W pożarze stracili dobytek życia. Rodzina z Lgoty Błotnej prosi o pomoc
Małżeństwo z Lgoty Błotnej, wraz z siedmiorgiem dzieci, apeluje o pomoc przy naprawie domu, który został zniszczony w wyniku pożaru. Bez dachu nad głową, tułają się po znajomych, szukają sponsorów i ludzi dobrej woli, którzy odbudują ich dom.
- W czerwcu spalił się dach, ale na skutek pożaru zostały zalane stropy oraz wyposażenie. Teraz został zdjęty eternit z dachu, więc nawet sufitu nie ma - mówi Wirtualnej Polsce Monika Sus, matka siedmiorga dzieci, która straciła dom w pożarze.
By pomóc rodzinie, Gminny Ośrodek Pomocy Społecznej w Lelowie organizuje zbiórkę materiałów budowlanych oraz organizuje ekipy remontowe. Potrzebne jest również wyposażenie domu.
- Na chwilę obecną mamy przede wszystkim braki waty ociepleniowej i folii izolacyjnych. Wiemy, że znalazł się sponsor na utylizację starego i budowę nowego dachu. Ale brakuje naprawdę dużo - relacjonuje Wirtualnej Polsce przedstawiciel GOPS w Lelowie.
Rodzina Susów chwilowo przebywa u swojej rodziny, ale jak mówi w rozmowie z reporterem Wirtualnej Polski, sprawa jest bardzo skomplikowana.
- Nie jest łatwo żyć na walizkach, a potrzebujemy prawie wszystkiego. Musimy zacząć budowę od zera, ponieważ w części domu nie ma prądu i jest dużo rzeczy do wymiany.
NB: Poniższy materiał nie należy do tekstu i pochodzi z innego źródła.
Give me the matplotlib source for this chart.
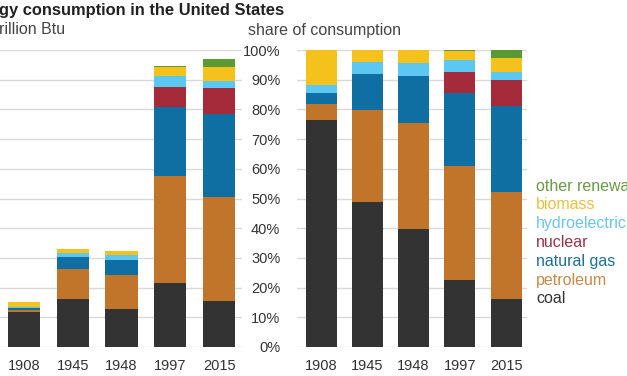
"""Energy consumption in the United States: absolute and share, by source."""
import matplotlib.pyplot as plt
import numpy as np

plt.rcParams["font.family"] = ["Liberation Sans", "DejaVu Sans"]

years = ["1908", "1945", "1948", "1997", "2015"]
sources = [
    "coal",
    "petroleum",
    "natural gas",
    "nuclear",
    "hydroelectric",
    "biomass",
    "other renewables",
]
# quadrillion Btu
coal = [11.7, 16.1, 12.8, 21.4, 15.6]
petroleum = [0.84, 10.2, 11.5, 36.3, 34.9]
natural_gas = [0.52, 4.0, 5.1, 23.1, 28.1]
nuclear = [0.0, 0.0, 0.0, 6.7, 8.5]
hydroelectric = [0.46, 1.35, 1.45, 3.8, 2.5]
biomass = [1.78, 1.32, 1.42, 2.9, 4.7]
other_renewables = [0.0, 0.0, 0.0, 0.4, 2.6]

colors = ["#333333", "#c1752a", "#0f6fa3", "#a52a3a", "#5cc8f2", "#f5c11c", "#5a9a32"]
text_colors = ["#333333", "#c48a49", "#1e6f96", "#9a3344", "#6cc5ea", "#e8c040", "#6a9a45"]

values = np.array(
    [coal, petroleum, natural_gas, nuclear, hydroelectric, biomass, other_renewables]
)
shares = values / values.sum(axis=0) * 100

W, H = 627, 376
fig = plt.figure(figsize=(W / 100, H / 100), dpi=100)


def px_axes(x0, x1, y_top, y_bot):
    return fig.add_axes([x0 / W, 1 - y_bot / H, (x1 - x0) / W, (y_bot - y_top) / H])


def style(ax):
    ax.set_ylim(0, 100)
    ax.set_yticks(np.arange(0, 101, 10))
    ax.grid(axis="y", color="#d9d9d9", linewidth=1)
    ax.set_axisbelow(True)
    for s in ax.spines.values():
        s.set_visible(False)
    ax.tick_params(length=0, labelsize=10.5, colors="#333333")
    ax.set_xticks(range(len(years)))
    ax.set_xticklabels(years)


def stack(ax, data, width):
    x = np.arange(len(years))
    bottom = np.zeros(len(years))
    for row, c in zip(data, colors):
        ax.bar(x, row, width, bottom=bottom, color=c, linewidth=0)
        bottom += row


# left panel: quadrillion Btu
ax1 = px_axes(0, 242, 50, 347)
style(ax1)
stack(ax1, values, 0.66)
ax1.set_xlim(-0.49, 4.47)
ax1.set_yticklabels([])
ax1.tick_params(axis="x", pad=9)

# right panel: share of consumption
ax2 = px_axes(297, 527, 50, 347)
style(ax2)
stack(ax2, shares, 0.67)
ax2.set_xlim(-0.52, 4.45)
ax2.set_yticklabels([f"{v}%" for v in range(0, 101, 10)])
ax2.tick_params(axis="y", pad=12)
ax2.tick_params(axis="x", pad=9)

fig.text(-1 / W, 1 - 10 / H, "gy consumption in the United States", fontsize=11.9,
         fontweight="bold", color="#222222", va="center", ha="left")
fig.text(-1 / W, 1 - 30 / H, "rillion Btu", fontsize=11.5, color="#444444",
         va="center", ha="left")
fig.text(248 / W, 1 - 30 / H, "share of consumption", fontsize=11.5,
         color="#444444", va="center", ha="left")

# legend as coloured text, top entry first
for i, (name, c) in enumerate(zip(sources[::-1], text_colors[::-1])):
    fig.text(536 / W, 1 - (186 + i * 18.8) / H, name, fontsize=11.5, color=c,
             va="center", ha="left")

fig.savefig("out.png", dpi=100)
Niestety, pieniądze z ubezpieczenia nie wystarczą na remont całego budynku - dodaje Monika Sus. - Chciałabym, że remont został skończony do września, zanim dzieci pójdą do szkoły i przyjdzie chłodna jesień. Tak, byśmy nie musieli chować się po znajomych i rodzinie - tłumaczy.
Wszyscy chętni, którzy chcą pomóc rodzinie Państwa Sus, mogą zgłaszać się do przedstawiciela GOPS w Lelowie.
Do pożaru doszło 22 czerwca. Przyczyną było zwarcie w instalacji elektrycznej.
Byłeś świadkiem lub uczestnikiem zdarzenia? .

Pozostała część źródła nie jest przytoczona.